Friday, June 24, 2011

Crazy for trying...


The title of Jean-Marc Vallée's C.R.A.Z.Y. (2005) pulls double duty. It's most obviously a reference to the Patsy Cline/Willie Nelson song, which finds multiple iterations on the film's soundtrack. The way it's punctuated, though, indicates that it's an acronym, consisting of the first letters of the names of the five brothers whom the movie is about. They are: Christian, Raymond, Antoine, Zach, and Yvan. The film itself is primarily interested in only two of the brothers: Raymond (Pierre-Luc Brillant), a drugged out, burned out fuck-up, and especially Zach (Marc-André Grondin), who struggles from early childhood with his sexuality, and with their father, Gervaise (Michel Côté). The main conflicts in the movie are fueled by Zach's denial of his own homosexuality, and by his father's intransigence when it comes to accepting anything that might be tainted with a gay brush. We experience the movie from Zach's point of view.
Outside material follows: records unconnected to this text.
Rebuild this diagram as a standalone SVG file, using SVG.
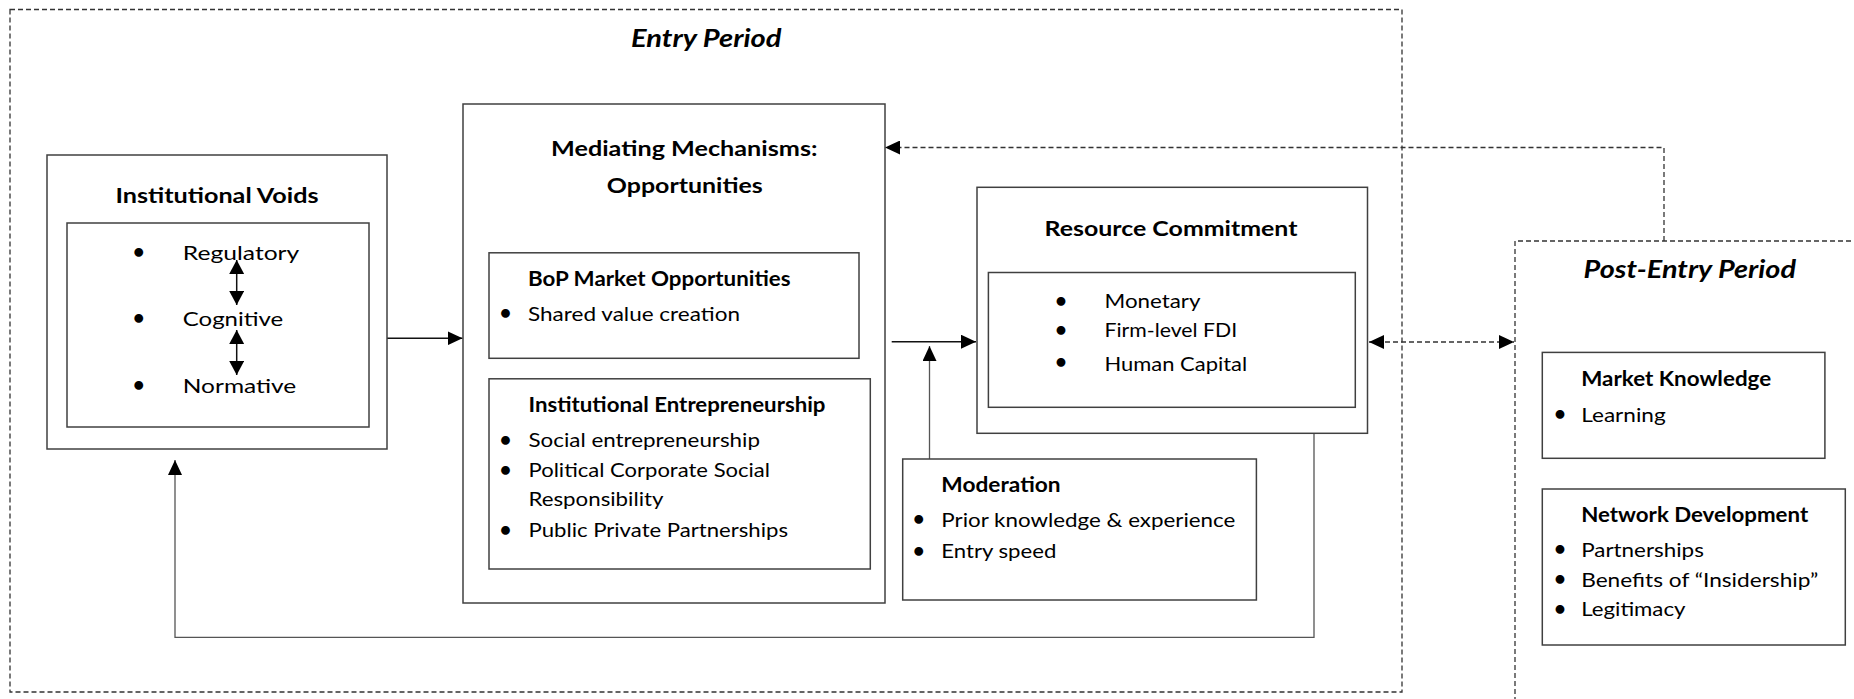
<svg xmlns="http://www.w3.org/2000/svg" width="1854" height="699" viewBox="0 0 1854 699">
<style>
.t{font-family:Lato,"Liberation Sans",sans-serif;font-size:20px;fill:#000}
.b{font-weight:bold}
.h{font-family:Lato,"Liberation Sans",sans-serif;font-size:24px;font-weight:bold;font-style:italic;fill:#000}
.bu{font-family:"DejaVu Sans",sans-serif;font-size:25px;font-weight:bold;text-anchor:middle;fill:#000}
.bx{fill:#fff;stroke:#404040;stroke-width:1.5}
.dash{fill:none;stroke:#333;stroke-width:1.3;stroke-dasharray:5 3}
.ln{fill:none;stroke:#111;stroke-width:1.5}
.ln2{fill:none;stroke:#555;stroke-width:1.3}
</style>
<defs>
<marker id="ah" viewBox="0 0 15 14" refX="15" refY="7" markerWidth="15" markerHeight="14" markerUnits="userSpaceOnUse" orient="auto-start-reverse"><path d="M0,0 L15,7 L0,14 z" fill="#000"/></marker>
<marker id="ahs" viewBox="0 0 14 15" refX="14" refY="7.5" markerWidth="14" markerHeight="15" markerUnits="userSpaceOnUse" orient="auto-start-reverse"><path d="M0,0 L14,7.5 L0,15 z" fill="#000"/></marker>
</defs>

<g id="entry-period">
<rect class="dash" x="10" y="9.5" width="1392" height="682.5"/>
<text class="h" x="631" y="46.7" textLength="150.5" lengthAdjust="spacingAndGlyphs">Entry Period</text>
</g>

<g id="post-entry-period">
<path class="dash" d="M1515,710 V241 H1870"/>
<text class="h" x="1583.5" y="278.3" textLength="212.5" lengthAdjust="spacingAndGlyphs">Post-Entry Period</text>
</g>

<g id="connectors">
<path class="dash" d="M1664,241 V147.5 H885" marker-end="url(#ah)"/>
<path class="dash" d="M1369,342 H1514" marker-start="url(#ah)" marker-end="url(#ah)"/>
<path class="ln" d="M387,338.3 H462.5" marker-end="url(#ah)"/>
<path class="ln" d="M891.7,341.7 H976" marker-end="url(#ah)"/>
<path class="ln2" d="M929.5,459 V346" marker-end="url(#ah)"/>
<path class="ln2" d="M1314,433.3 V637.3 H175 V460" marker-end="url(#ah)"/>
</g>

<g id="institutional-voids">
<rect class="bx" x="47" y="155" width="340" height="294"/>
<text class="t b" x="115.5" y="202.7" textLength="203" lengthAdjust="spacingAndGlyphs">Institutional Voids</text>
<rect class="bx" x="67" y="223" width="302" height="204"/>
<text class="bu" x="138.8" y="261.7">•</text>
<text class="t" x="182.8" y="259.7" textLength="116.5" lengthAdjust="spacingAndGlyphs">Regulatory</text>
<text class="bu" x="138.8" y="328.3">•</text>
<text class="t" x="182.8" y="326.3" textLength="100.5" lengthAdjust="spacingAndGlyphs">Cognitive</text>
<text class="bu" x="138.8" y="394.5">•</text>
<text class="t" x="182.8" y="392.7" textLength="113.5" lengthAdjust="spacingAndGlyphs">Normative</text>
<path class="ln" d="M236.7,260 V305" marker-start="url(#ahs)" marker-end="url(#ahs)"/>
<path class="ln" d="M236.7,330 V375" marker-start="url(#ahs)" marker-end="url(#ahs)"/>
</g>

<g id="mediating-mechanisms">
<rect class="bx" x="463" y="104" width="422" height="499"/>
<text class="t b" x="551" y="156" textLength="266.5" lengthAdjust="spacingAndGlyphs">Mediating Mechanisms:</text>
<text class="t b" x="606.8" y="192.7" textLength="156" lengthAdjust="spacingAndGlyphs">Opportunities</text>
</g>

<g id="bop-market-opportunities">
<rect class="bx" x="489" y="252.8" width="370" height="105.5"/>
<text class="t b" x="528" y="285.7" textLength="262.5" lengthAdjust="spacingAndGlyphs">BoP Market Opportunities</text>
<text class="bu" x="505.5" y="323">•</text>
<text class="t" x="528" y="320.7" textLength="212" lengthAdjust="spacingAndGlyphs">Shared value creation</text>
</g>

<g id="institutional-entrepreneurship">
<rect class="bx" x="489" y="378.8" width="381.3" height="190.2"/>
<text class="t b" x="528.5" y="411.7" textLength="297" lengthAdjust="spacingAndGlyphs">Institutional Entrepreneurship</text>
<text class="bu" x="505.5" y="449.7">•</text>
<text class="t" x="528.5" y="446.5" textLength="231.5" lengthAdjust="spacingAndGlyphs">Social entrepreneurship</text>
<text class="bu" x="505.5" y="479.7">•</text>
<text class="t" x="528.5" y="476.5" textLength="241.5" lengthAdjust="spacingAndGlyphs">Political Corporate Social</text>
<text class="t" x="528.5" y="506" textLength="135" lengthAdjust="spacingAndGlyphs">Responsibility</text>
<text class="bu" x="505.5" y="539.7">•</text>
<text class="t" x="528.5" y="536.5" textLength="259.5" lengthAdjust="spacingAndGlyphs">Public Private Partnerships</text>
</g>

<g id="resource-commitment">
<rect class="bx" x="977" y="187.3" width="390.5" height="246"/>
<text class="t b" x="1044.5" y="235.5" textLength="253" lengthAdjust="spacingAndGlyphs">Resource Commitment</text>
<rect class="bx" x="988.4" y="272.5" width="366.9" height="134.8"/>
<text class="bu" x="1061" y="310.7">•</text>
<text class="t" x="1104.5" y="307.5" textLength="96" lengthAdjust="spacingAndGlyphs">Monetary</text>
<text class="bu" x="1061" y="339.7">•</text>
<text class="t" x="1104.5" y="337.3" textLength="132.7" lengthAdjust="spacingAndGlyphs">Firm-level FDI</text>
<text class="bu" x="1061" y="372.3">•</text>
<text class="t" x="1104.5" y="371" textLength="142.7" lengthAdjust="spacingAndGlyphs">Human Capital</text>
</g>

<g id="moderation">
<rect class="bx" x="902.7" y="459" width="353.7" height="141"/>
<text class="t b" x="941.3" y="491.7" textLength="119.3" lengthAdjust="spacingAndGlyphs">Moderation</text>
<text class="bu" x="918.7" y="529.2">•</text>
<text class="t" x="941.3" y="526.7" textLength="294" lengthAdjust="spacingAndGlyphs">Prior knowledge &amp; experience</text>
<text class="bu" x="918.7" y="560.8">•</text>
<text class="t" x="941.3" y="558.3" textLength="115" lengthAdjust="spacingAndGlyphs">Entry speed</text>
</g>

<g id="market-knowledge">
<rect class="bx" x="1542.3" y="352.4" width="282.6" height="105.9"/>
<text class="t b" x="1581.2" y="385.5" textLength="190" lengthAdjust="spacingAndGlyphs">Market Knowledge</text>
<text class="bu" x="1560" y="424">•</text>
<text class="t" x="1581.2" y="421.5" textLength="84.5" lengthAdjust="spacingAndGlyphs">Learning</text>
</g>

<g id="network-development">
<rect class="bx" x="1542.3" y="489" width="303" height="156"/>
<text class="t b" x="1581.2" y="521.7" textLength="227" lengthAdjust="spacingAndGlyphs">Network Development</text>
<text class="bu" x="1560" y="559">•</text>
<text class="t" x="1581.2" y="556.7" textLength="122.7" lengthAdjust="spacingAndGlyphs">Partnerships</text>
<text class="bu" x="1560" y="589">•</text>
<text class="t" x="1581.2" y="587" textLength="237" lengthAdjust="spacingAndGlyphs">Benefits of “Insidership”</text>
<text class="bu" x="1560" y="618.5">•</text>
<text class="t" x="1581.2" y="616" textLength="104.3" lengthAdjust="spacingAndGlyphs">Legitimacy</text>
</g>
</svg>
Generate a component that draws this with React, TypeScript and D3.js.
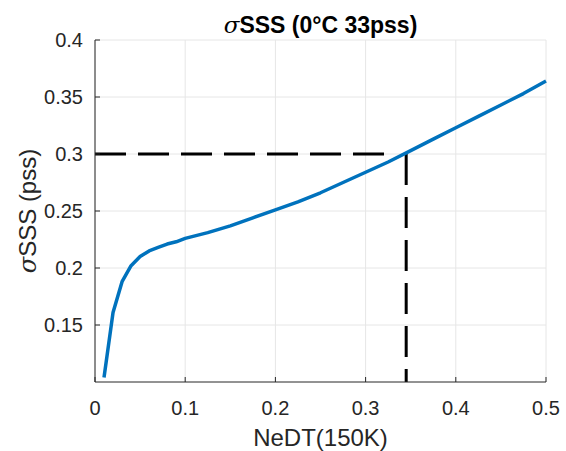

He narrates the film, and we are privy to his vision of the world and his fantasies about how he would prefer the world to be. On a basic level, the narrative of C.R.A.Z.Y. is kind of banal. It's a queer coming of age story. It covers twenty years of Zach's life, from birth to adulthood. The relationships between Zach and his brothers and between Zach and his father follow well-trodden queer narratives. And that's fine, I guess, because what the movie lacks in narrative originality, it more than makes up for it with both its cinematic elan and its tendency to completely blow up those well worn tropes in unexpected ways.